> _AIM_: Extract only the first line of the listing and every line after it up to and including the one with "import * as". Omit the pictures.
------ ITEMS
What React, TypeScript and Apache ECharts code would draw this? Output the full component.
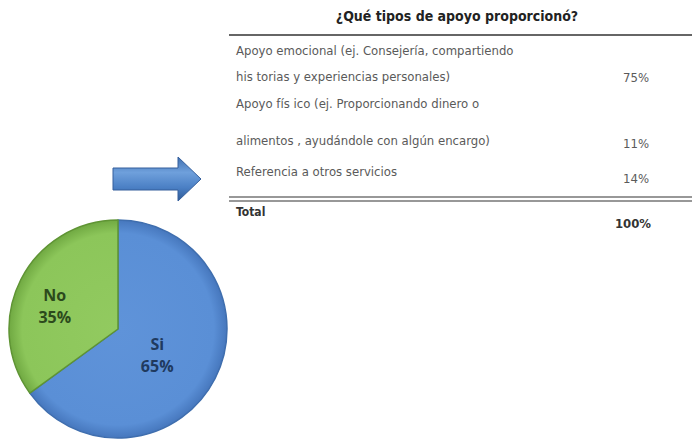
import React, { useEffect, useRef } from "react";
import * as echarts from "echarts";

const pieCategories = ["Si", "No"];
const pieValues = [65, 35];
const tableTitle = "¿Qué tipos de apoyo proporcionó?";
const rowLines = [
  ["Apoyo emocional (ej. Consejería, compartiendo", "his torias y experiencias personales)"],
  ["Apoyo fís ico (ej. Proporcionando dinero o", "alimentos , ayudándole con algún encargo)"],
  ["Referencia a otros servicios"],
];
const rowValues = ["75%", "11%", "14%"];
const totalLabel = "Total";
const totalValue = "100%";

const FONT = "'DejaVu Sans Condensed', 'Liberation Sans', sans-serif";

export default function App() {
  const ref = useRef<HTMLDivElement>(null);
  useEffect(() => {
    document.body.style.margin = "0";
    const chart = echarts.init(ref.current!, null, { renderer: "svg" });
    const textColor = "#5a5a5a";
    const graphics: any[] = [];
    graphics.push({
      type: "text",
      x: 457,
      y: 16,
      style: { text: tableTitle, font: `bold 14px ${FONT}`, fill: "#222", textAlign: "center", textVerticalAlign: "middle" },
    });
    graphics.push({ type: "line", shape: { x1: 229, y1: 35, x2: 692, y2: 35 }, style: { stroke: "#333", lineWidth: 1.5 } });
    const lineYs = [[50, 76], [103, 140], [171]];
    const valYs = [77, 143, 178];
    rowLines.forEach((lines, i) => {
      lines.forEach((t, j) => {
        graphics.push({
          type: "text",
          x: 236,
          y: lineYs[i][j],
          style: { text: t, font: `13px ${FONT}`, fill: textColor, textVerticalAlign: "middle" },
        });
      });
      graphics.push({
        type: "text",
        x: 636,
        y: valYs[i],
        style: { text: rowValues[i], font: `13px ${FONT}`, fill: textColor, textAlign: "center", textVerticalAlign: "middle" },
      });
    });
    graphics.push({ type: "line", shape: { x1: 229, y1: 197, x2: 692, y2: 197 }, style: { stroke: "#333", lineWidth: 1.2 } });
    graphics.push({ type: "line", shape: { x1: 229, y1: 201, x2: 692, y2: 201 }, style: { stroke: "#333", lineWidth: 1.2 } });
    graphics.push({
      type: "text",
      x: 236,
      y: 212,
      style: { text: totalLabel, font: `bold 12px ${FONT}`, fill: "#333", textVerticalAlign: "middle" },
    });
    graphics.push({
      type: "text",
      x: 633,
      y: 223,
      style: { text: totalValue, font: `bold 13px ${FONT}`, fill: "#333", textAlign: "center", textVerticalAlign: "middle" },
    });
    graphics.push({
      type: "polygon",
      shape: {
        points: [
          [113, 168], [178, 168], [178, 157], [201, 179], [178, 201], [178, 190], [113, 190],
        ],
      },
      style: {
        fill: new echarts.graphic.LinearGradient(0, 0, 0, 1, [
          { offset: 0, color: "#3f6fb0" },
          { offset: 0.35, color: "#6fa0dc" },
          { offset: 0.7, color: "#4a7fc4" },
          { offset: 1, color: "#2f5a96" },
        ]),
        stroke: "#355f9c",
        lineWidth: 1,
      },
    });

    const cx = 118, cy = 329, r = 109;
    chart.setOption({
      animation: false,
      graphic: graphics,
      series: [
        {
          type: "pie",
          center: [cx, cy],
          radius: r,
          startAngle: 90,
          clockwise: true,
          label: {
            show: true,
            position: "inner",
            formatter: (p: any) => `${p.name}\n${p.value}%`,
            fontFamily: "'Open Sans', 'DejaVu Sans', sans-serif",
            fontWeight: "bold",
            fontSize: 16,
            lineHeight: 22,
          },
          labelLine: { show: false },
          data: pieCategories.map((n, i) => ({
            name: n,
            value: pieValues[i],
            itemStyle:
              i === 0
                ? {
                    color: new echarts.graphic.RadialGradient(cx, cy, r, [
                      { offset: 0, color: "#5f93d9" },
                      { offset: 0.88, color: "#5a8fd6" },
                      { offset: 1, color: "#4677bd" },
                    ], true),
                    borderColor: "#3f6eae",
                    borderWidth: 1.5,
                  }
                : {
                    color: new echarts.graphic.RadialGradient(cx, cy, r, [
                      { offset: 0, color: "#92ca60" },
                      { offset: 0.88, color: "#8cc65a" },
                      { offset: 1, color: "#70a942" },
                    ], true),
                    borderColor: "#5f9434",
                    borderWidth: 1.5,
                  },
            label: i === 0 ? { color: "#1f3a5f", offset: [-12, 0] } : { color: "#2c4a1c", offset: [-12, 3] },
          })),
        },
      ],
    });
    return () => chart.dispose();
  }, []);
  return <div ref={ref} style={{ position: "fixed", left: 0, top: 0, width: 695, height: 439, background: "#fff" }} />;
}
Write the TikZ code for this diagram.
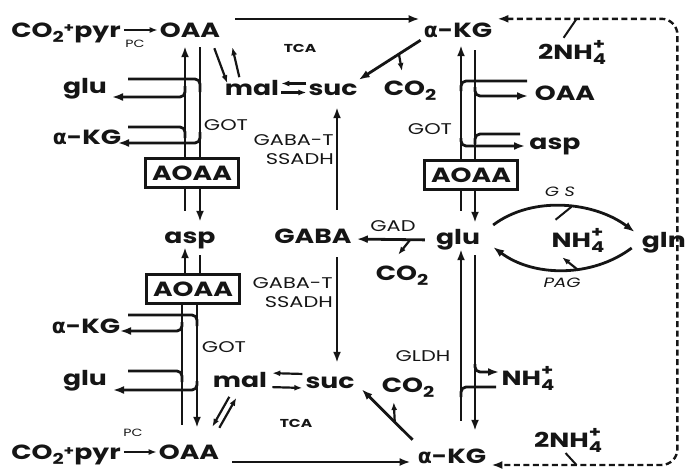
\documentclass[tikz,border=0pt]{standalone}
\usepackage{fontspec}
\setmainfont{Poppins}
\newfontfamily\metfont{Poppins}[FakeStretch=1.3]
\newfontfamily\enzfont{Poppins}[FakeStretch=1.35]
\newfontfamily\grkfont{DejaVu Sans}
\usetikzlibrary{arrows.meta,positioning,calc}
\definecolor{ink}{HTML}{151515}
\newcommand{\akg}{{\grkfont\bfseries α}-KG}
\newcommand{\cotwo}{CO\raisebox{-0.45ex}{\fontsize{15}{15}\selectfont 2}}
\newcommand{\ammo}{NH\rlap{\raisebox{0.8ex}{\fontsize{15}{15}\selectfont +}}\raisebox{-0.5ex}{\fontsize{15}{15}\selectfont 4}}
\tikzset{met/.style={font=\metfont\bfseries\fontsize{20.5}{21}\selectfont,text=ink,
  inner sep=1pt,text height=14pt,text depth=0pt},
  enz/.style={font=\enzfont\fontsize{15.5}{19}\selectfont,text=ink,inner sep=1pt,align=right},
  tag/.style={font=\enzfont\bfseries\fontsize{11.5}{12}\selectfont,text=ink,inner sep=1pt},
  inhib/.style={met,font=\metfont\bfseries\fontsize{20.5}{21}\selectfont,text height=15pt,
  draw=ink,line width=2.4pt,fill=white,minimum width=93pt,minimum height=29pt,inner xsep=0pt},
  rail/.style={line width=2.8pt,draw=ink},
  arrow/.style={rail,-{Latex[length=11pt,width=8pt]}},
  tick/.style={line width=2.2pt,draw=ink,-{Latex[length=8pt,width=6pt]}},
  dashln/.style={line width=2.4pt,draw=ink,dash pattern=on 6pt off 3.5pt,rounded corners=16pt,
  {Latex[length=11pt,width=8pt]}-{Latex[length=11pt,width=8pt]}}}
\begin{document}
\begin{tikzpicture}[x=1pt,y=-1pt]
\useasboundingbox (0,0) rectangle (687,471);
% rail positions
\coordinate (la) at (185,0); \coordinate (ra) at (200,0);
\coordinate (lb) at (182,0); \coordinate (rb) at (197,0);
\coordinate (lc) at (461,0); \coordinate (rc) at (475,0);
\coordinate (vx) at (337,0);
% upper half
\node[met] (co2a) at (66,30) {\cotwo\raisebox{.35ex}{\fontsize{13}{13}\selectfont+}pyr};
\node[met] (oaaa) at (190,30) {OAA};
\node[tag,font=\enzfont\fontsize{10.5}{11}\selectfont] (pca) at (135,44) {PC};
\node[met] (akga) at (458,30) {\akg};
\node[tag] (tcaa) at (300,48) {TCA};
\node[met] (mala) at (252,88) {mal};
\node[met] (suca) at (333,88) {suc};
\node[met] (co2b) at (410,88) {\cotwo};
\node[met] (glua) at (85,86) {glu};
\node[met] (akgb) at (87,137) {\akg};
\node[enz] (gota) at (226,125) {GOT};
\node[inhib] (aoaaa) at (192,173) {AOAA};
\node[met] (aspa) at (190,236) {asp};
\node[inhib] (aoaab) at (193,289) {AOAA};
\node[met] (nh4c) at (572,52) {2\ammo};
\node[met] (oaac) at (565,93) {OAA};
\node[met] (aspb) at (555,142) {asp};
\node[enz] (gotc) at (430,129) {GOT};
\node[inhib] (aoaac) at (471,175) {AOAA};
\node[enz,anchor=east] (gtup) at (335,150) {GABA-T\\SSADH};
% middle
\node[met] (gaba) at (313,236) {GABA};
\node[enz] (gad) at (393,226) {GAD};
\node[met] (co2e) at (402,273) {\cotwo};
\node[met] (gluc) at (458,237) {glu};
\node[met] (nh4d) at (578,240) {\ammo};
\node[met,anchor=east] (gln) at (687,240) {gln};
\node[enz,font=\enzfont\itshape\fontsize{13.5}{14}\selectfont] (gs) at (560,192) {G S};
\node[enz,font=\enzfont\itshape\fontsize{13.5}{14}\selectfont] (pag) at (562,283) {PAG};
% lower half
\node[enz,anchor=east] (gtdn) at (334,293) {GABA-T\\SSADH};
\node[met] (akgc) at (86,326) {\akg};
\node[enz] (gotb) at (224,347) {GOT};
\node[met] (glub) at (85,378) {glu};
\node[met] (malb) at (240,380) {mal};
\node[met] (sucb) at (330,381) {suc};
\node[tag] (tcab) at (296,423) {TCA};
\node[met] (co2d) at (408,385) {\cotwo};
\node[enz] (gldh) at (423,356) {GLDH};
\node[met] (nh4a) at (528,378) {\ammo};
\node[met] (nh4b) at (568,440) {2\ammo};
\node[met] (co2c) at (66,452) {\cotwo\raisebox{.35ex}{\fontsize{13}{13}\selectfont+}pyr};
\node[met] (oaab) at (189,452) {OAA};
\node[tag,font=\enzfont\fontsize{10.5}{11}\selectfont] (pcb) at (133,433) {PC};
\node[met] (akgd) at (452,456) {\akg};

% PC and the two TCA arrows
\draw[tick,shorten <=2pt,shorten >=1pt] (co2a.east) -- (co2a.east -| oaaa.west);
\draw[tick,shorten <=2pt,shorten >=1pt] (co2c.east) -- (co2c.east -| oaab.west);
\path ($(oaaa.east)+(14,-11)$) coordinate (tca);
\draw[arrow] (tca) -- ([xshift=-3pt]tca -| akga.west);
\path ($(oaab.east)+(12,10)$) coordinate (tcb);
\draw[arrow] (tcb) -- ([xshift=-6pt]tcb -| akgd.west);

% OAA <-> mal, mal <-> suc
\draw[tick] ($(oaaa.south east)+(-7,10)$) -- ++(13,35);
\draw[tick] ($(oaaa.south east)+(18,39)$) -- ++(-7,-30);
\draw[tick,shorten <=1pt,shorten >=1pt] ([yshift=4.5pt]suca.west) -- ([yshift=4.5pt]mala.east);
\draw[tick,shorten <=1pt,shorten >=1pt] ([yshift=-4.5pt]mala.east) -- ([yshift=-4.5pt]suca.west);
\draw[tick] ($(oaab.north east)+(9,-47)$) -- ++(-17,30);
\draw[tick] ($(oaab.north east)+(-1,-16)$) -- ++(17,-30);
\draw[tick,shorten <=2pt,shorten >=4pt] ([yshift=7pt]sucb.west) -- ([yshift=7pt]malb.east);
\draw[tick,shorten <=4pt,shorten >=2pt] ([yshift=-7pt]malb.east) -- ([yshift=-7pt]sucb.west);

% alpha-KG -> suc, with CO2 split off
\draw[arrow] ($(akga.south west)+(-2,2)$) -- coordinate[pos=.35] (ka) (suca.north east);
\draw[tick] (ka) -- ++(3,17);
\draw[arrow] ($(akgd.north west)+(-4,-8)$) -- coordinate[pos=.35] (kb) ($(sucb.south east)+(6,0)$);
\draw[tick] (kb) -- ++(-1,-20);

% GABA shunt
\draw[arrow,shorten <=18pt,shorten >=11pt] (vx |- gaba.north) -- (vx |- suca.south);
\draw[arrow,shorten <=13pt,shorten >=10pt] (vx |- gaba.south) -- (vx |- sucb.north);
\draw[arrow,shorten <=10pt,shorten >=4pt] ([yshift=-3pt]gluc.west) -- coordinate[pos=.3] (gd) ([yshift=-3pt]gaba.east);
\draw[tick] (gd) -- ++(-12,15);

% left column, GOT
\draw[arrow,shorten >=8pt] (la |- aoaaa.north) -- (la |- oaaa.south);
\draw[rail,shorten <=9pt] (ra |- oaaa.south) -- (ra |- aoaaa.north);
\draw[rail,rounded corners=5pt] (128,79) -| (200,92);
\draw[arrow,rounded corners=5pt] (185,86) |- (112,97);
\draw[rail,rounded corners=5pt] (128,127) -| (185,138);
\draw[arrow,rounded corners=5pt] (200,132) |- (118,143);
\draw[rail] (la |- aoaaa.south) -- ++(0,22);
\draw[arrow,shorten >=6pt] (ra |- aoaaa.south) -- (ra |- aspa.north);
\draw[arrow,shorten >=3pt] (la |- aoaab.north) -- (la |- aspa.south);
\draw[rail] (ra |- aoaab.north) -- ++(0,-18);
\draw[rail,shorten >=19pt] (lb |- aoaab.south) -- (lb |- oaab.north);
\draw[arrow,shorten >=16pt] (rb |- aoaab.south) -- (rb |- oaab.north);
\draw[rail,rounded corners=5pt] (128,315) -| (197,326);
\draw[arrow,rounded corners=5pt] (182,322) |- (120,331);
\draw[rail,rounded corners=5pt] (128,371) -| (182,382);
\draw[arrow,rounded corners=5pt] (197,381) |- (113,390);

% right column, GOT and GLDH
\draw[arrow,shorten >=7pt] (lc |- aoaac.north) -- (lc |- akga.south);
\draw[rail,shorten <=12pt] (rc |- akga.south) -- (rc |- aoaac.north);
\draw[rail,rounded corners=5pt] (527,81) -| (461,91);
\draw[arrow,rounded corners=5pt] (475,87) |- (528,96);
\draw[rail,rounded corners=5pt] (520,134) -| (475,144);
\draw[arrow,rounded corners=5pt] (461,138) |- (525,146);
\draw[rail] (lc |- aoaac.south) -- ++(0,20);
\draw[arrow,shorten >=6pt] (rc |- aoaac.south) -- (rc |- gluc.north);
\draw[arrow,shorten <=27pt,shorten >=4pt] (lc |- akgd.north) -- (lc |- gluc.south);
\draw[arrow,shorten <=10pt,shorten >=17pt] (rc |- gluc.south) -- (rc |- akgd.north);
\draw[arrow,rounded corners=5pt] (475,364) |- (499,372);
\draw[rail,rounded corners=5pt] (496,387) -| (461,397);

% GS / PAG
\draw[arrow] ($(gluc.east)+(12,-12)$) .. controls +(40,-30) and +(-40,-30) .. coordinate[pos=.55] (gsm) ($(gln.west)+(-6,-8)$);
\draw[rail,line width=2pt] (gsm) -- ++(-16,13);
\draw[arrow] ($(gln.west)+(-9,8)$) .. controls +(-40,30) and +(40,30) .. coordinate[pos=.4] (pgm) ($(gluc.east)+(12,10)$);
\draw[tick] (pgm) -- ++(-15,-12);

% ammonia return
\draw[dashln] ($(akga.north east)+(4,-3)$) -- coordinate[pos=.44] (dt) ++(180,0) |- ($(akgd.east)+(4,9)$);
\path ($(akgd.east)+(4,9)$) -- coordinate[pos=.46] (db) ++(185,0);
\draw[rail,line width=2pt] (dt) -- ++(-13,19);
\draw[rail,line width=2pt] (db) -- ++(-11,-12);
\end{tikzpicture}
\end{document}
------------
> _WRITTEN SOLUTION_:
What React, TypeScript and Apache ECharts code would draw this? Output the full component.
import React, { useEffect, useRef } from "react";
import * as echarts from "echarts";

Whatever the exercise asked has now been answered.